[Rows from a dataset of charts and code]
☆ ☆ ☆ ☆

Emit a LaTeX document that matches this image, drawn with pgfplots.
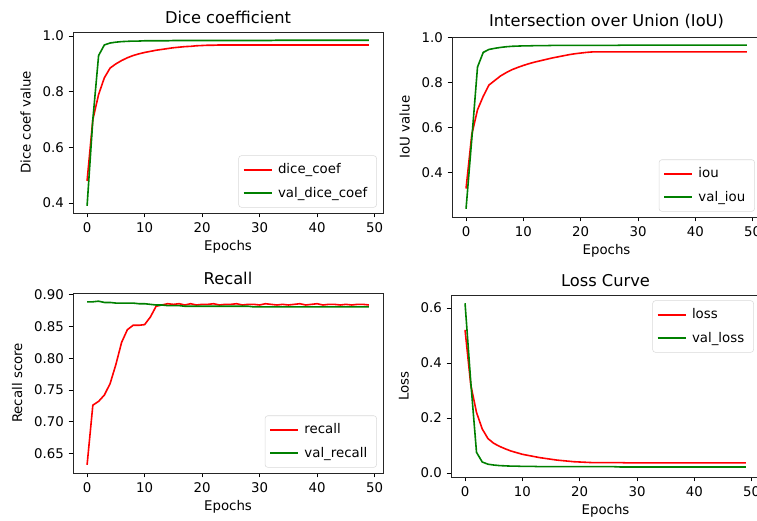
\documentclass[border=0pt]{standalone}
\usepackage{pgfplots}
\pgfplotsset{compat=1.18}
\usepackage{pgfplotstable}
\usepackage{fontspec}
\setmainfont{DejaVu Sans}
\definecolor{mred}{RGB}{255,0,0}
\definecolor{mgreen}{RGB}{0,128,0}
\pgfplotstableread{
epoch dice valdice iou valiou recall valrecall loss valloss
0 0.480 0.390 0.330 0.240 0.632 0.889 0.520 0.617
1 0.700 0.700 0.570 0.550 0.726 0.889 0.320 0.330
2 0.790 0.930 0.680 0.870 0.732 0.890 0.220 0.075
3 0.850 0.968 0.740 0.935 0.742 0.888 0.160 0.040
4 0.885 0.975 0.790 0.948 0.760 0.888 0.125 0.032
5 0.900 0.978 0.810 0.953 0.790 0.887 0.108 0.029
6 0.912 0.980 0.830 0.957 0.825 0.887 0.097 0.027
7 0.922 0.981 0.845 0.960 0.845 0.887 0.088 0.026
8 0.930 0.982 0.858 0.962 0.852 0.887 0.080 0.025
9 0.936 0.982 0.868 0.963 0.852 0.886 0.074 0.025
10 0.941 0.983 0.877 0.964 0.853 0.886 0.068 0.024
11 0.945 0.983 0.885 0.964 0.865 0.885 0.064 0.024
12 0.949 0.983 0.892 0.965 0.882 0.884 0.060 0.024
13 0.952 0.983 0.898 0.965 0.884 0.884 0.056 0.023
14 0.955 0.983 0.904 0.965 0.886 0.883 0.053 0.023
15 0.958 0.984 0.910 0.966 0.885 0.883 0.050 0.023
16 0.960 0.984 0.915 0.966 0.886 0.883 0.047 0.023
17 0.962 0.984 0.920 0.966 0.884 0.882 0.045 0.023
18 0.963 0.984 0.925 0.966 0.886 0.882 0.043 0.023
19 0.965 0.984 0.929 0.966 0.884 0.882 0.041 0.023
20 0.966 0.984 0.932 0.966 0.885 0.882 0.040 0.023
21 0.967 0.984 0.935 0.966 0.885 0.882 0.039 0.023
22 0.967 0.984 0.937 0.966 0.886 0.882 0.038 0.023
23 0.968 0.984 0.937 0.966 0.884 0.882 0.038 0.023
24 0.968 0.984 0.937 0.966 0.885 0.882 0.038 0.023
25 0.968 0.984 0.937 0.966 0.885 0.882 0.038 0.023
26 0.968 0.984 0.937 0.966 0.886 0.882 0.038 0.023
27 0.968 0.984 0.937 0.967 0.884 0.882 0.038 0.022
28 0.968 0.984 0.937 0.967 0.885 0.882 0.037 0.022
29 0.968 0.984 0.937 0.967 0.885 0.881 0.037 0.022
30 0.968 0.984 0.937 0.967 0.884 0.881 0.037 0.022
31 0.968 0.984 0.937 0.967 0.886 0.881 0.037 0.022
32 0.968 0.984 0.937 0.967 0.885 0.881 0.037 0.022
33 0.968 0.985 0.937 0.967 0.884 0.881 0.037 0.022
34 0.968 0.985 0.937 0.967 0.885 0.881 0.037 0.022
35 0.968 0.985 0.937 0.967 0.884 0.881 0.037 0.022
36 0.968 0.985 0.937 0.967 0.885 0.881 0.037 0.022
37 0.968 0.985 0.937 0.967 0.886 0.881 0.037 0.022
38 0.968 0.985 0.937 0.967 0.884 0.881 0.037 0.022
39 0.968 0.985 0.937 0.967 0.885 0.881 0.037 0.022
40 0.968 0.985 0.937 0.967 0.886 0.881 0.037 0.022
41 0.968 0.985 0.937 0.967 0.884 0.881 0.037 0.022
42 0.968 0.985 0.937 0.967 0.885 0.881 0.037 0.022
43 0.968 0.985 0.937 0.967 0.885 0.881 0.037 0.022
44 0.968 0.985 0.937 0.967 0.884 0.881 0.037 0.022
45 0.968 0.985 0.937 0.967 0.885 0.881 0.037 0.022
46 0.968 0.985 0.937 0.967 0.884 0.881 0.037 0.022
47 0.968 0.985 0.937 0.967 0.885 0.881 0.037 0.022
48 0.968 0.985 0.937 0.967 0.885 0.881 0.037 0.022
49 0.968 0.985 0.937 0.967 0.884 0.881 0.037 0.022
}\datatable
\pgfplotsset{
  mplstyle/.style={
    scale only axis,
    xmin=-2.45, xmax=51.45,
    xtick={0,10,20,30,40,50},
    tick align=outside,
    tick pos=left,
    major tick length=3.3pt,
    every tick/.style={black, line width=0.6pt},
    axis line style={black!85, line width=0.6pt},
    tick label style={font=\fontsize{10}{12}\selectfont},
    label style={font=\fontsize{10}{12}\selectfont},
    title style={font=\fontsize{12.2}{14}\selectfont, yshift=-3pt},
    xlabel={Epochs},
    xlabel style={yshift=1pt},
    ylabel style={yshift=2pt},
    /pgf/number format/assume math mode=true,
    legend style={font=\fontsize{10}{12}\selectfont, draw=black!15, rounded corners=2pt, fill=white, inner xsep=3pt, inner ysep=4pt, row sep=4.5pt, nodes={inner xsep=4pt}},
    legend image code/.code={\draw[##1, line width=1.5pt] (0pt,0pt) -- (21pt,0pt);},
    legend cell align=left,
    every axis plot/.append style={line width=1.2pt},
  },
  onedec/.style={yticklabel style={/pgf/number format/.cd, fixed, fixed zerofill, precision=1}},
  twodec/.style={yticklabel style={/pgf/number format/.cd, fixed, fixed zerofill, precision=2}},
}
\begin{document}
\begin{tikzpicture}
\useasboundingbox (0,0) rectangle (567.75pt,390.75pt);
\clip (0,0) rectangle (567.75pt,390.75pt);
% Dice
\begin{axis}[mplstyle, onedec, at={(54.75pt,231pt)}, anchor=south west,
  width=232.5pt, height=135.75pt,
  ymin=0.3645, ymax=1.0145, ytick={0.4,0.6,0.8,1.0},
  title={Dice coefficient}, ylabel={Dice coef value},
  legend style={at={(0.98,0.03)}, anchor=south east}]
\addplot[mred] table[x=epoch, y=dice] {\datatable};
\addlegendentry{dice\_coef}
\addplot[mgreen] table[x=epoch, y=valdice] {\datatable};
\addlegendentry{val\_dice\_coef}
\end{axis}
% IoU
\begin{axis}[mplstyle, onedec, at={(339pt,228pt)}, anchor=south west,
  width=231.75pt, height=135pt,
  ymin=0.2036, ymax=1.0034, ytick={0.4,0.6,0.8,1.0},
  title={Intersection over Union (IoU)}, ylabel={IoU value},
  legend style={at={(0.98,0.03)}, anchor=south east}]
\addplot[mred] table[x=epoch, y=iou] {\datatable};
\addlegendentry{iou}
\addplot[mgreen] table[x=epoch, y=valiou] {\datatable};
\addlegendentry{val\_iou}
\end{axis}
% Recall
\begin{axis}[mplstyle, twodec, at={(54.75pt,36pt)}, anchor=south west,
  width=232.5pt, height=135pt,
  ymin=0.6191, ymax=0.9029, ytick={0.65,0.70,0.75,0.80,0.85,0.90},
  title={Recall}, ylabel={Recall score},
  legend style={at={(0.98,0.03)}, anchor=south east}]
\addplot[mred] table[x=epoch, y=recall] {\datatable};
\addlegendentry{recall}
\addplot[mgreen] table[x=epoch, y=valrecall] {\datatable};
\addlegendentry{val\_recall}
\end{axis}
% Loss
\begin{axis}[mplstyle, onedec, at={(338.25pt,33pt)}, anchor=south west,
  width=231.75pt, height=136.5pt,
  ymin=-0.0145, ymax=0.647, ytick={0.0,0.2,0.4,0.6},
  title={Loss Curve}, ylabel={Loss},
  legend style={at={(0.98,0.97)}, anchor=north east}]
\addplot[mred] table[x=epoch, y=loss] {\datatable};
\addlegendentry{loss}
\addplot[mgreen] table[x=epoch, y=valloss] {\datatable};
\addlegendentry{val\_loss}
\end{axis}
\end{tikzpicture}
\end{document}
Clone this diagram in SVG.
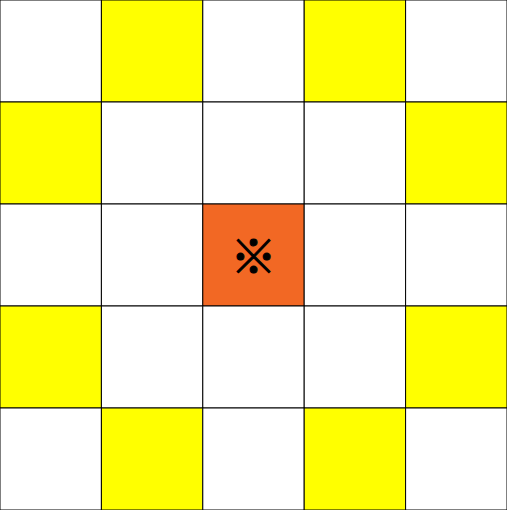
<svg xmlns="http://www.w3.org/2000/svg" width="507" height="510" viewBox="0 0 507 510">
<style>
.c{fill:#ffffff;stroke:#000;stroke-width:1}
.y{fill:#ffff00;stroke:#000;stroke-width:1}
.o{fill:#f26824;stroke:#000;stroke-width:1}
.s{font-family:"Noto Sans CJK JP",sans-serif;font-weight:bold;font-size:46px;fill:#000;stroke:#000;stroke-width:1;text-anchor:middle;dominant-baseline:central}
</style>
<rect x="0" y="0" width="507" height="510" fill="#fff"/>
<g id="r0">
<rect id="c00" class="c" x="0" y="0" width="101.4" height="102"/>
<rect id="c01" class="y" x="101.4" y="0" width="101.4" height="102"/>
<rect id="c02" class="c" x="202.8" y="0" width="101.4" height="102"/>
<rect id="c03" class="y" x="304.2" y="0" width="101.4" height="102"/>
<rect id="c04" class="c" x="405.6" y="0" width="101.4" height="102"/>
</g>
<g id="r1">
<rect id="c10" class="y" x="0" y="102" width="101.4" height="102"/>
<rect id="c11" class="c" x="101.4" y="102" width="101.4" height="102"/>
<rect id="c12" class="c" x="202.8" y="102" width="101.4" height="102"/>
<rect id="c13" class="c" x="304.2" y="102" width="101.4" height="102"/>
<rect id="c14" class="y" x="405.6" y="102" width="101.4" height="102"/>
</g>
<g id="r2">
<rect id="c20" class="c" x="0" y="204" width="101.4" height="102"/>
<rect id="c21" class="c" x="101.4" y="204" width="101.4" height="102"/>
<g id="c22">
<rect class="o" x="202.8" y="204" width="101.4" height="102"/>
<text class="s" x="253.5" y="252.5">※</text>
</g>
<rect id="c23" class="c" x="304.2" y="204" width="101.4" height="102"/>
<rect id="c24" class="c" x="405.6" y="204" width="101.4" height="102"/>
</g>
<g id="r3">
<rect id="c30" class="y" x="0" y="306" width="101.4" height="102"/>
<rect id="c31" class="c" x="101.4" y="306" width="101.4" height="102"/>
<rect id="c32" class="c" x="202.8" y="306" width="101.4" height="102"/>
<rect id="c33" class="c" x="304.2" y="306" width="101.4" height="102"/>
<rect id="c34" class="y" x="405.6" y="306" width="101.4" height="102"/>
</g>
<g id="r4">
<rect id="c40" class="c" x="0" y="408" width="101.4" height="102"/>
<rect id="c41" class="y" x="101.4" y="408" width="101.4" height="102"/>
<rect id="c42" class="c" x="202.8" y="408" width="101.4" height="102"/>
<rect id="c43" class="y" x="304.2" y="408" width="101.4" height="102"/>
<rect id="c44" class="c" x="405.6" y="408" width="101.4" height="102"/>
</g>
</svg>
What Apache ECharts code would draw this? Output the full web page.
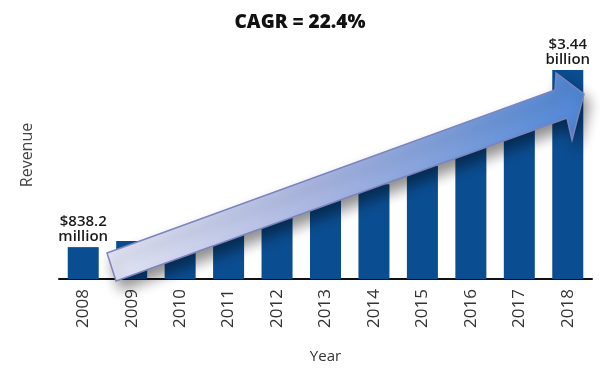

☆ ☆ ☆ ☆

§ GIVEN PROBLEM
The answer must consist solely of the number of lines in the entries that contain the word "this".

§ WRITTEN SOLUTION
3